22. An assembly machine according to claim 15 wherein said second reciprocating mechanism includes a main connecting rod comprising a receptacle end and a coupling end, said receptacle end having a portion of said driven shaft eccentrically mounted therein so that said main connecting rod is reciprocatingly driven in response to rotative movement of said driven shaft and said coupling end being disposed in driving engagement with said second tooling module whereby motive force is provided for reciprocally actuating said second tooling module.

23. An assembly machine according to claim 14 wherein said second tooling module comprises a modular die tool.

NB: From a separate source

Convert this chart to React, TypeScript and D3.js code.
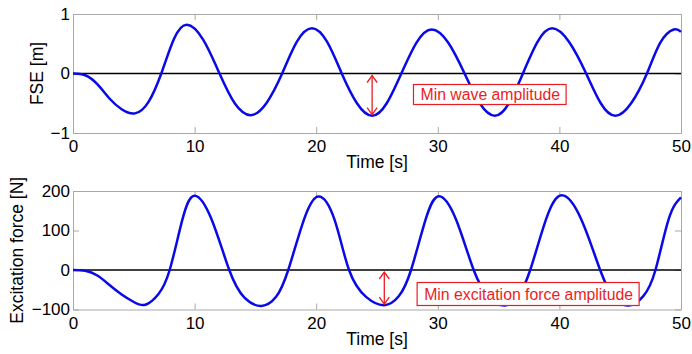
import React, { useEffect, useRef } from 'react';
import * as d3 from 'd3';

// free surface elevation
const fseTime = [0, 1, 2, 3, 4, 5.1, 6.2, 7.26, 8.3, 9.37, 10.7, 12.05, 13.3, 14.6, 15.9, 17.2, 18.4, 19.65, 20.9, 22.1, 23.35, 24.6, 25.8, 27.0, 28.25, 29.5, 30.85, 32.2, 33.45, 34.7, 35.85, 37.0, 38.2, 39.4, 40.8, 42.2, 43.4, 44.6, 45.9, 47.2, 48.3, 49.4, 50];
const fseValue = [0, -0.03, -0.18, -0.42, -0.6, -0.67, -0.48, 0, 0.58, 0.82, 0.57, 0, -0.5, -0.7, -0.5, 0, 0.53, 0.76, 0.53, 0, -0.5, -0.71, -0.5, 0, 0.52, 0.74, 0.52, 0, -0.5, -0.71, -0.5, 0, 0.53, 0.76, 0.53, 0, -0.5, -0.71, -0.5, 0, 0.52, 0.74, 0.7];

// excitation force, bottom panel
const forceTime = [0, 1, 2, 3, 4, 5, 5.95, 7, 7.95, 9, 10, 11.4, 12.85, 14.1, 15.5, 16.7, 17.7, 19.0, 20.2, 21.5, 22.7, 24.1, 25.6, 26.8, 27.8, 29.0, 30.1, 31.5, 32.95, 34.2, 35.5, 36.6, 37.6, 38.9, 40.2, 41.8, 43.35, 44.5, 45.7, 46.9, 47.9, 49.0, 50];
const forceValue = [0, -2, -14, -38, -62, -81, -88, -62, 0, 128, 188, 128, 0, -70, -91, -68, 0, 128, 186, 128, 0, -68, -89, -66, 0, 128, 187, 128, 0, -68, -90, -66, 0, 128, 189, 128, 0, -70, -90, -66, 0, 130, 184];

const timeTicks = [0, 10, 20, 30, 40, 50];
const fseTicks = [-1, 0, 1];
const forceTicks = [-100, 0, 100, 200];

const FONT = '"Liberation Sans", Arial, Helvetica, sans-serif';
const BLUE = '#0a0ae6';
const RED = '#ec1c24';
const FRAME = '#a8a8a8';

type Panel = {
  top: number;
  bottom: number;
  yDomain: [number, number];
  yTicks: number[];
  yLabel: string;
  yLabelX: number;
  times: number[];
  values: number[];
  arrowT: number;
  arrowV: number;
  note: string;
  noteT: number;
  noteTop: number;
  noteH: number;
};

const panels: Panel[] = [
  {
    top: 14, bottom: 133, yDomain: [-1, 1], yTicks: fseTicks, yLabel: 'FSE [m]', yLabelX: 37,
    times: fseTime, values: fseValue, arrowT: 24.6, arrowV: -0.71,
    note: 'Min wave amplitude', noteT: 28, noteTop: 84.5, noteH: 20,
  },
  {
    top: 191, bottom: 309.5, yDomain: [-100, 200], yTicks: forceTicks, yLabel: 'Excitation force [N]', yLabelX: 17,
    times: forceTime, values: forceValue, arrowT: 25.6, arrowV: -89,
    note: 'Min excitation force amplitude', noteT: 28.3, noteTop: 282.5, noteH: 23,
  },
];

export default function App() {
  const ref = useRef<SVGSVGElement>(null);

  useEffect(() => {
    const svg = d3.select(ref.current);
    svg.selectAll('*').remove();

    const left = 73, right = 681;
    const x = d3.scaleLinear().domain([0, 50]).range([left, right]);

    panels.forEach(p => {
      const y = d3.scaleLinear().domain(p.yDomain).range([p.bottom, p.top]);
      const g = svg.append('g');

      // white plot background
      g.append('rect')
        .attr('x', left).attr('y', p.top)
        .attr('width', right - left).attr('height', p.bottom - p.top)
        .attr('fill', '#fff');

      // axes, ticks inside (MATLAB style, mirrored)
      const styleAxis = (sel: any) => {
        sel.selectAll('path.domain').attr('stroke', FRAME);
        sel.selectAll('.tick line').attr('stroke', FRAME);
        sel.selectAll('text').attr('fill', '#000').style('font-size', '17px').style('font-family', FONT);
      };
      g.append('g').attr('transform', `translate(0,${p.bottom})`)
        .call(d3.axisBottom(x).tickValues(timeTicks).tickSizeInner(-6).tickSizeOuter(0).tickPadding(7).tickFormat(d3.format('d')))
        .call(styleAxis);
      g.append('g').attr('transform', `translate(0,${p.top})`)
        .call(d3.axisTop(x).tickValues(timeTicks).tickSizeInner(-6).tickSizeOuter(0).tickFormat(() => ''))
        .call(styleAxis);
      g.append('g').attr('transform', `translate(${left},0)`)
        .call(d3.axisLeft(y).tickValues(p.yTicks).tickSizeInner(-6).tickSizeOuter(0).tickPadding(3).tickFormat(d3.format('d')))
        .call(styleAxis);
      g.append('g').attr('transform', `translate(${right},0)`)
        .call(d3.axisRight(y).tickValues(p.yTicks).tickSizeInner(-6).tickSizeOuter(0).tickFormat(() => ''))
        .call(styleAxis);

      // zero reference line
      g.append('line')
        .attr('x1', x(0)).attr('x2', x(50))
        .attr('y1', y(0)).attr('y2', y(0))
        .attr('stroke', '#000').attr('stroke-width', 1.3);

      // signal
      const line = d3.line<number>()
        .x((_, i) => x(p.times[i]))
        .y(d => y(d))
        .curve(d3.curveNatural);
      g.append('path')
        .datum(p.values)
        .attr('d', line)
        .attr('fill', 'none')
        .attr('stroke', BLUE)
        .attr('stroke-width', 2.5)
        .attr('stroke-linejoin', 'round');

      // double arrow from zero to trough
      const ax = x(p.arrowT), ay0 = y(0) + 2, ay1 = y(p.arrowV) - 1;
      const ag = g.append('g').attr('stroke', RED).attr('stroke-width', 1.3).attr('fill', 'none');
      ag.append('line').attr('x1', ax).attr('x2', ax).attr('y1', ay0).attr('y2', ay1);
      ag.append('path').attr('d', `M${ax - 5},${ay0 + 7}L${ax},${ay0}L${ax + 5},${ay0 + 7}`);
      ag.append('path').attr('d', `M${ax - 5},${ay1 - 7}L${ax},${ay1}L${ax + 5},${ay1 - 7}`);

      // annotation box
      const ng = g.append('g');
      const rect = ng.append('rect');
      const txt = ng.append('text')
        .attr('x', x(p.noteT) + 7)
        .attr('y', p.noteTop + p.noteH / 2)
        .attr('dy', '0.36em')
        .attr('fill', RED)
        .style('font-size', '15.8px')
        .style('font-family', FONT)
        .text(p.note);
      const w = (txt.node() as SVGTextElement).getComputedTextLength();
      rect.attr('x', x(p.noteT)).attr('y', p.noteTop)
        .attr('width', w + 13).attr('height', p.noteH)
        .attr('fill', '#fff').attr('stroke', RED).attr('stroke-width', 1.2);

      // labels
      g.append('text')
        .attr('x', (left + right) / 2)
        .attr('y', p.bottom + 29)
        .attr('dy', '0.36em')
        .attr('text-anchor', 'middle')
        .style('font-size', '17.5px')
        .style('font-family', FONT)
        .text('Time [s]');
      g.append('text')
        .attr('transform', `translate(${p.yLabelX},${(p.top + p.bottom) / 2}) rotate(-90)`)
        .attr('dy', '0.36em')
        .attr('text-anchor', 'middle')
        .style('font-size', '17.5px')
        .style('font-family', FONT)
        .text(p.yLabel);
    });
  }, []);

  return (
    <svg
      ref={ref}
      width={692}
      height={354}
      style={{ position: 'absolute', left: 0, top: 0, background: '#fff' }}
    />
  );
}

24. An assembly machine adapted for performing fabrication operations on a plurality of components prior to insertion of the components into cavities defined within a housing, said assembly machine comprising: a housing comprising a plurality of walls; a drive assembly including a drive shaft and a driven shaft each being rotatably supported by said housing, said drive shaft being positioned in rotatable engagement with said driven shaft and including a first end that is rotatably engaged by a motor; a main connecting rod comprising a receptacle end and a coupling end, said receptacle end having a portion of said driven shaft eccentrically mounted therein so that said main connecting rod is reciprocatingly driven in response to rotative movement of said driven shaft and said coupling end being disposed in driving engagement with a tooling module whereby motive force is provided for reciprocally actuating said tooling module; and a multicrank assembly supported by said housing and rotatably engaged by a second end of said drive shaft, said multicrank assembly including a first eccentrically mounted crank that drivingly engages a hitch feed so as to synchronously move said plurality of components into said tooling module and second and third eccentrically mounted cranks each having a quill tool mounted on an arm so as to synchronously and reciprocatingly drive said quill tools into engagement with a portion of said components and thereby to manipulate at least a portion of said components.